Would you pull out every line of the material that contains the string "this"?

§ **Material supplied**
|---|
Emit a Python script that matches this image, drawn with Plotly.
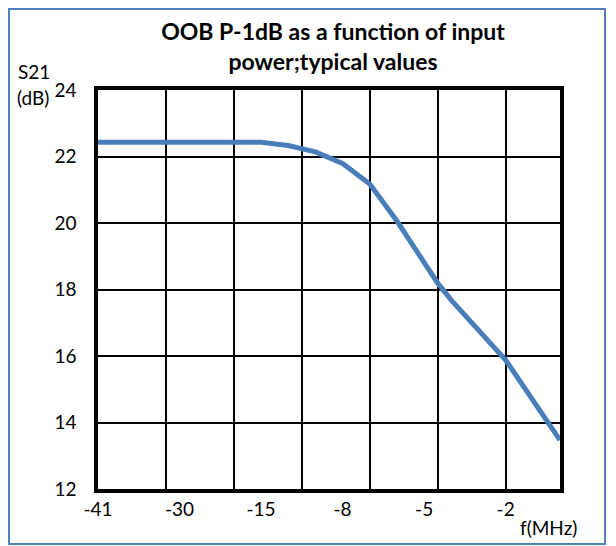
import plotly.graph_objects as go

# category positions on the x axis (35 categories, only labelled every 6th)
tick_pos = [0, 6, 12, 18, 24, 30]
tick_labels = ["-41", "-30", "-15", "-8", "-5", "-2"]

# S21 curve, read at the category positions where the line bends
curve_pos = [0, 12, 14, 16, 18, 20, 22, 25, 26, 30, 34]
s21_db = [22.43, 22.43, 22.33, 22.14, 21.79, 21.17, 20.06, 18.19, 17.68, 15.88, 13.47]

FONT = "Lato"
OFF = 8  # page body margin: the figure starts 8px in from the window corner
W, H = 616 - OFF, 546 - OFF
L, R, T, B = 90, 56, 82, 57
pw, ph = W - L - R, H - T - B


# window pixel -> paper fraction
def px(x):
    return (x - OFF - L) / pw


def py(y):
    return (H - B - (y - OFF)) / ph


fig = go.Figure()
fig.add_trace(go.Scatter(x=curve_pos, y=s21_db, mode="lines",
                         line=dict(color="#4A7EBB", width=5), showlegend=False))

fig.update_layout(
    width=W, height=H,
    margin=dict(l=L, r=R, t=T, b=B),
    paper_bgcolor="white", plot_bgcolor="white",
    font=dict(family=FONT, size=19, color="black"),
    title=dict(text="<b>OOB P-1dB as a function of input<br>power;typical values</b>",
               x=px(333), xanchor="center", xref="paper",
               y=1 - 32 / H, yanchor="middle", yref="container",
               font=dict(family=FONT, size=23, color="black")),
)

fig.update_xaxes(range=[0, 34], tickvals=tick_pos, ticktext=tick_labels,
                 showgrid=False, zeroline=False,
                 showline=True, linecolor="black", linewidth=3.5, mirror=True,
                 ticks="",
                 minor=dict(tick0=0, dtick=5, showgrid=True, gridcolor="black", gridwidth=1.5))
fig.update_yaxes(range=[12, 24], dtick=2, showgrid=True, gridcolor="black", gridwidth=1.5,
                 zeroline=False, showline=True, linecolor="black", linewidth=3.5, mirror=True,
                 ticks="outside", ticklen=14, tickcolor="rgba(0,0,0,0)")

fig.add_annotation(text="S21", x=px(16), y=py(72), xref="paper", yref="paper",
                   xanchor="left", yanchor="middle", showarrow=False, font=dict(size=19))
fig.add_annotation(text="(dB)", x=px(15), y=py(97), xref="paper", yref="paper",
                   xanchor="left", yanchor="middle", showarrow=False, font=dict(size=19))
fig.add_annotation(text="f(MHz)", x=px(548), y=py(527), xref="paper", yref="paper",
                   xanchor="center", yanchor="middle", showarrow=False, font=dict(size=19))

# outer chart frame
fig.add_shape(type="rect", xref="paper", yref="paper",
              x0=px(OFF + 1), x1=px(605), y0=py(544), y1=py(OFF + 1),
              line=dict(color="#4F81BD", width=2), layer="above")

fig.write_html("out.html")
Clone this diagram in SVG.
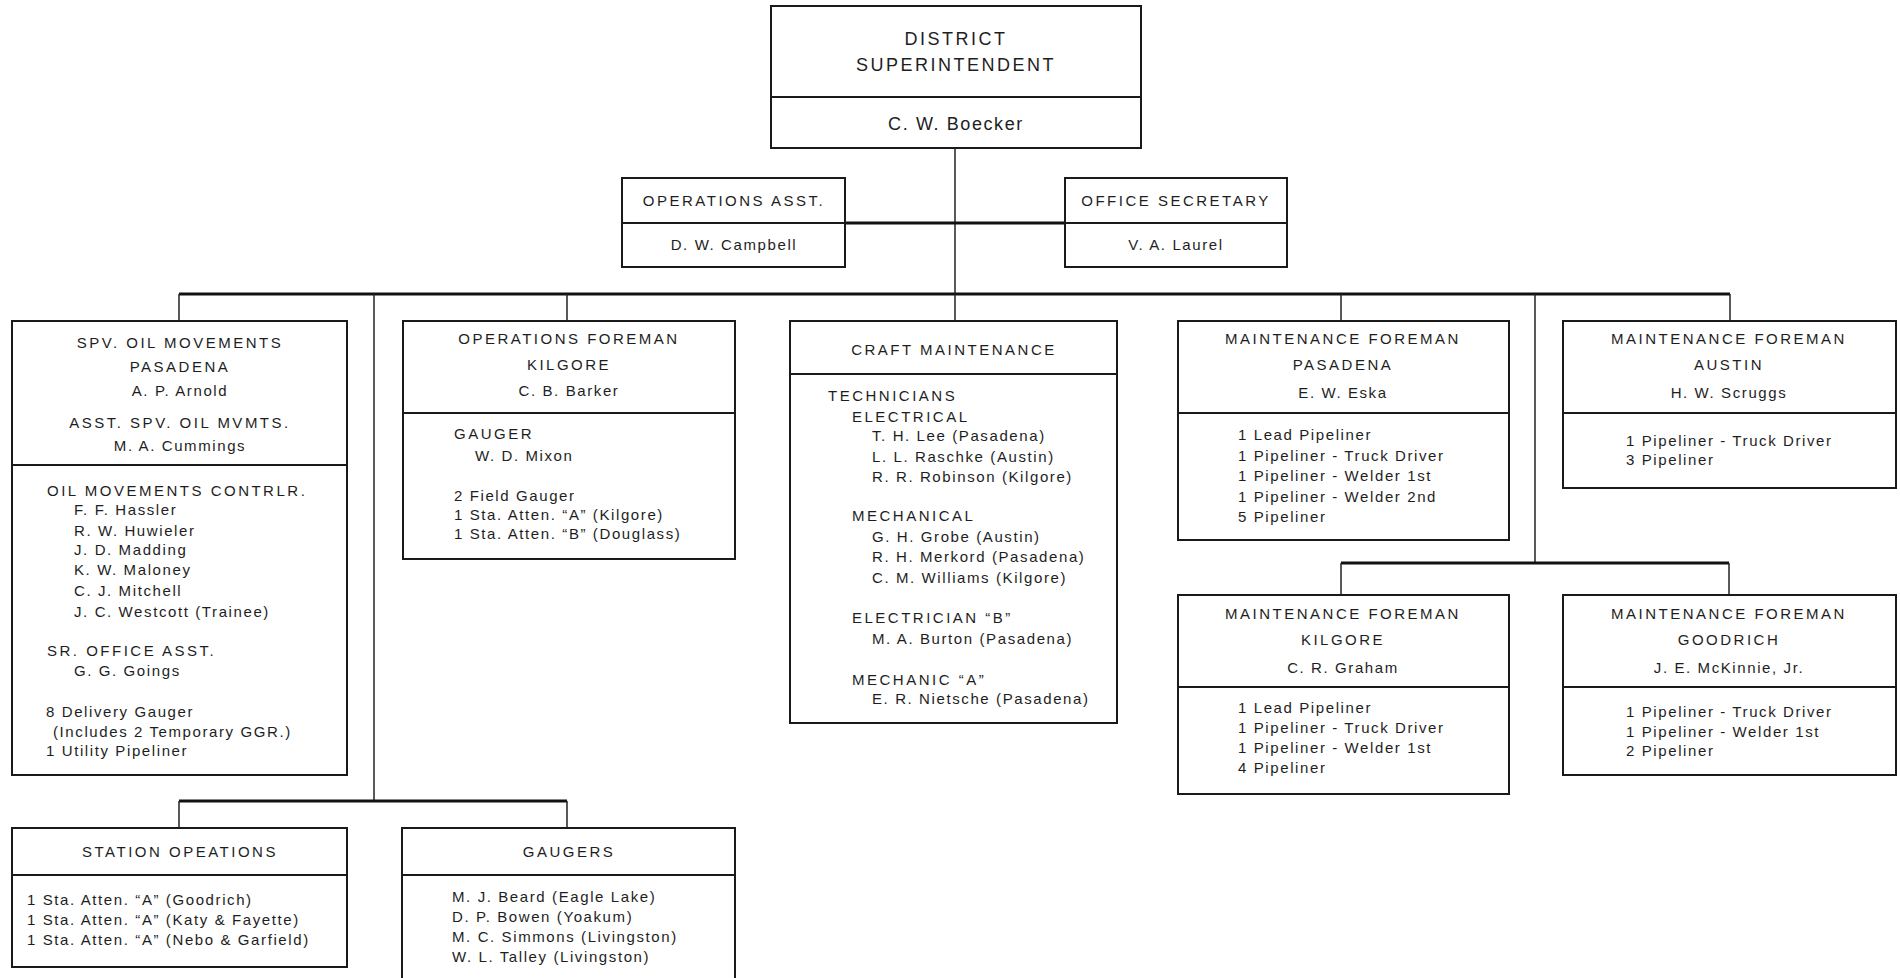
<svg xmlns="http://www.w3.org/2000/svg" width="1900" height="978" viewBox="0 0 1900 978">
<style>
.box{fill:#fff;stroke:#1a1a1a;stroke-width:2}
.dv{stroke:#1a1a1a;stroke-width:2}
.bus{stroke:#111;stroke-width:3;fill:none}
.drop{stroke:#222;stroke-width:1.5;fill:none}
text{font-family:"Liberation Sans",Arial,sans-serif;font-size:15px;fill:#1e1e1e}
.c{text-anchor:middle}
.cap{letter-spacing:2.5px}
.m{letter-spacing:1.6px}
.big{font-size:18px}
</style>
<rect x="0" y="0" width="1900" height="978" fill="#fff"/>
<g id="connectors">
<line class="drop" x1="955" y1="148" x2="955" y2="294"/>
<line class="bus" x1="845" y1="223" x2="1065" y2="223"/>
<line class="bus" x1="179" y1="294" x2="1730" y2="294"/>
<line class="drop" x1="179" y1="294" x2="179" y2="321"/>
<line class="drop" x1="567" y1="294" x2="567" y2="321"/>
<line class="drop" x1="955" y1="294" x2="955" y2="321"/>
<line class="drop" x1="1341" y1="294" x2="1341" y2="321"/>
<line class="drop" x1="1730" y1="294" x2="1730" y2="321"/>
<line class="drop" x1="374" y1="294" x2="374" y2="801"/>
<line class="drop" x1="1535" y1="294" x2="1535" y2="563"/>
<line class="bus" x1="1341" y1="563" x2="1729" y2="563"/>
<line class="drop" x1="1341" y1="563" x2="1341" y2="595"/>
<line class="drop" x1="1729" y1="563" x2="1729" y2="595"/>
<line class="bus" x1="179" y1="801" x2="567" y2="801"/>
<line class="drop" x1="179" y1="801" x2="179" y2="828"/>
<line class="drop" x1="567" y1="801" x2="567" y2="828"/>
</g>
<g id="district-superintendent">
<rect class="box" x="771" y="6" width="370" height="142"/>
<line class="dv" x1="771" y1="97" x2="1141" y2="97"/>
<text class="c cap big" x="956" y="45">DISTRICT</text>
<text class="c cap big" x="956" y="71">SUPERINTENDENT</text>
<text class="c m big" x="956" y="130">C. W. Boecker</text>
</g>
<g id="operations-asst">
<rect class="box" x="622" y="178" width="223" height="89"/>
<line class="dv" x1="622" y1="223" x2="845" y2="223"/>
<text class="c cap" x="734" y="206">OPERATIONS ASST.</text>
<text class="c m" x="734" y="250">D. W. Campbell</text>
</g>
<g id="office-secretary">
<rect class="box" x="1065" y="178" width="222" height="89"/>
<line class="dv" x1="1065" y1="223" x2="1287" y2="223"/>
<text class="c cap" x="1176" y="206">OFFICE SECRETARY</text>
<text class="c m" x="1176" y="250">V. A. Laurel</text>
</g>
<g id="spv-oil-movements">
<rect class="box" x="12" y="321" width="335" height="454"/>
<line class="dv" x1="12" y1="465" x2="347" y2="465"/>
<text class="c cap" x="180" y="348">SPV. OIL MOVEMENTS</text>
<text class="c cap" x="180" y="372">PASADENA</text>
<text class="c m" x="180" y="396">A. P. Arnold</text>
<text class="c cap" x="180" y="428">ASST. SPV. OIL MVMTS.</text>
<text class="c m" x="180" y="451">M. A. Cummings</text>
<text class="cap" x="47" y="496">OIL MOVEMENTS CONTRLR.</text>
<text class="m" x="74" y="515">F. F. Hassler</text>
<text class="m" x="74" y="536">R. W. Huwieler</text>
<text class="m" x="74" y="555">J. D. Madding</text>
<text class="m" x="74" y="575">K. W. Maloney</text>
<text class="m" x="74" y="596">C. J. Mitchell</text>
<text class="m" x="74" y="617">J. C. Westcott (Trainee)</text>
<text class="cap" x="47" y="656">SR. OFFICE ASST.</text>
<text class="m" x="74" y="676">G. G. Goings</text>
<text class="m" x="46" y="717">8 Delivery Gauger</text>
<text class="m" x="53" y="737">(Includes 2 Temporary GGR.)</text>
<text class="m" x="46" y="756">1 Utility Pipeliner</text>
</g>
<g id="operations-foreman-kilgore">
<rect class="box" x="403" y="321" width="332" height="238"/>
<line class="dv" x1="403" y1="413" x2="735" y2="413"/>
<text class="c cap" x="569" y="344">OPERATIONS FOREMAN</text>
<text class="c cap" x="569" y="370">KILGORE</text>
<text class="c m" x="569" y="396">C. B. Barker</text>
<text class="cap" x="454" y="439">GAUGER</text>
<text class="m" x="475" y="461">W. D. Mixon</text>
<text class="m" x="454" y="501">2 Field Gauger</text>
<text class="m" x="454" y="520">1 Sta. Atten. “A” (Kilgore)</text>
<text class="m" x="454" y="539">1 Sta. Atten. “B” (Douglass)</text>
</g>
<g id="craft-maintenance">
<rect class="box" x="790" y="321" width="327" height="402"/>
<line class="dv" x1="790" y1="374" x2="1117" y2="374"/>
<text class="c cap" x="954" y="355">CRAFT MAINTENANCE</text>
<text class="cap" x="828" y="401">TECHNICIANS</text>
<text class="cap" x="852" y="422">ELECTRICAL</text>
<text class="m" x="872" y="441">T. H. Lee (Pasadena)</text>
<text class="m" x="872" y="462">L. L. Raschke (Austin)</text>
<text class="m" x="872" y="482">R. R. Robinson (Kilgore)</text>
<text class="cap" x="852" y="521">MECHANICAL</text>
<text class="m" x="872" y="542">G. H. Grobe (Austin)</text>
<text class="m" x="872" y="562">R. H. Merkord (Pasadena)</text>
<text class="m" x="872" y="583">C. M. Williams (Kilgore)</text>
<text class="cap" x="852" y="623">ELECTRICIAN “B”</text>
<text class="m" x="872" y="644">M. A. Burton (Pasadena)</text>
<text class="cap" x="852" y="685">MECHANIC “A”</text>
<text class="m" x="872" y="704">E. R. Nietsche (Pasadena)</text>
</g>
<g id="maintenance-foreman-pasadena">
<rect class="box" x="1178" y="321" width="331" height="219"/>
<line class="dv" x1="1178" y1="413" x2="1509" y2="413"/>
<text class="c cap" x="1343" y="344">MAINTENANCE FOREMAN</text>
<text class="c cap" x="1343" y="370">PASADENA</text>
<text class="c m" x="1343" y="398">E. W. Eska</text>
<text class="m" x="1238" y="440">1 Lead Pipeliner</text>
<text class="m" x="1238" y="461">1 Pipeliner - Truck Driver</text>
<text class="m" x="1238" y="481">1 Pipeliner - Welder 1st</text>
<text class="m" x="1238" y="502">1 Pipeliner - Welder 2nd</text>
<text class="m" x="1238" y="522">5 Pipeliner</text>
</g>
<g id="maintenance-foreman-austin">
<rect class="box" x="1563" y="321" width="333" height="167"/>
<line class="dv" x1="1563" y1="413" x2="1896" y2="413"/>
<text class="c cap" x="1729" y="344">MAINTENANCE FOREMAN</text>
<text class="c cap" x="1729" y="370">AUSTIN</text>
<text class="c m" x="1729" y="398">H. W. Scruggs</text>
<text class="m" x="1626" y="446">1 Pipeliner - Truck Driver</text>
<text class="m" x="1626" y="465">3 Pipeliner</text>
</g>
<g id="maintenance-foreman-kilgore">
<rect class="box" x="1178" y="595" width="331" height="199"/>
<line class="dv" x1="1178" y1="687" x2="1509" y2="687"/>
<text class="c cap" x="1343" y="619">MAINTENANCE FOREMAN</text>
<text class="c cap" x="1343" y="645">KILGORE</text>
<text class="c m" x="1343" y="673">C. R. Graham</text>
<text class="m" x="1238" y="713">1 Lead Pipeliner</text>
<text class="m" x="1238" y="733">1 Pipeliner - Truck Driver</text>
<text class="m" x="1238" y="753">1 Pipeliner - Welder 1st</text>
<text class="m" x="1238" y="773">4 Pipeliner</text>
</g>
<g id="maintenance-foreman-goodrich">
<rect class="box" x="1563" y="595" width="333" height="180"/>
<line class="dv" x1="1563" y1="687" x2="1896" y2="687"/>
<text class="c cap" x="1729" y="619">MAINTENANCE FOREMAN</text>
<text class="c cap" x="1729" y="645">GOODRICH</text>
<text class="c m" x="1729" y="673">J. E. McKinnie, Jr.</text>
<text class="m" x="1626" y="717">1 Pipeliner - Truck Driver</text>
<text class="m" x="1626" y="737">1 Pipeliner - Welder 1st</text>
<text class="m" x="1626" y="756">2 Pipeliner</text>
</g>
<g id="station-operations">
<rect class="box" x="12" y="828" width="335" height="139"/>
<line class="dv" x1="12" y1="875" x2="347" y2="875"/>
<text class="c cap" x="180" y="857">STATION OPEATIONS</text>
<text class="m" x="27" y="905">1 Sta. Atten. “A” (Goodrich)</text>
<text class="m" x="27" y="925">1 Sta. Atten. “A” (Katy &amp; Fayette)</text>
<text class="m" x="27" y="945">1 Sta. Atten. “A” (Nebo &amp; Garfield)</text>
</g>
<g id="gaugers">
<rect class="box" x="402" y="828" width="333" height="170"/>
<line class="dv" x1="402" y1="875" x2="735" y2="875"/>
<text class="c cap" x="569" y="857">GAUGERS</text>
<text class="m" x="452" y="902">M. J. Beard (Eagle Lake)</text>
<text class="m" x="452" y="922">D. P. Bowen (Yoakum)</text>
<text class="m" x="452" y="942">M. C. Simmons (Livingston)</text>
<text class="m" x="452" y="962">W. L. Talley (Livingston)</text>
</g>
</svg>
|---|
§ **Expected output**
Emit a Python script that matches this image, drawn with Plotly.
Clone this diagram in SVG.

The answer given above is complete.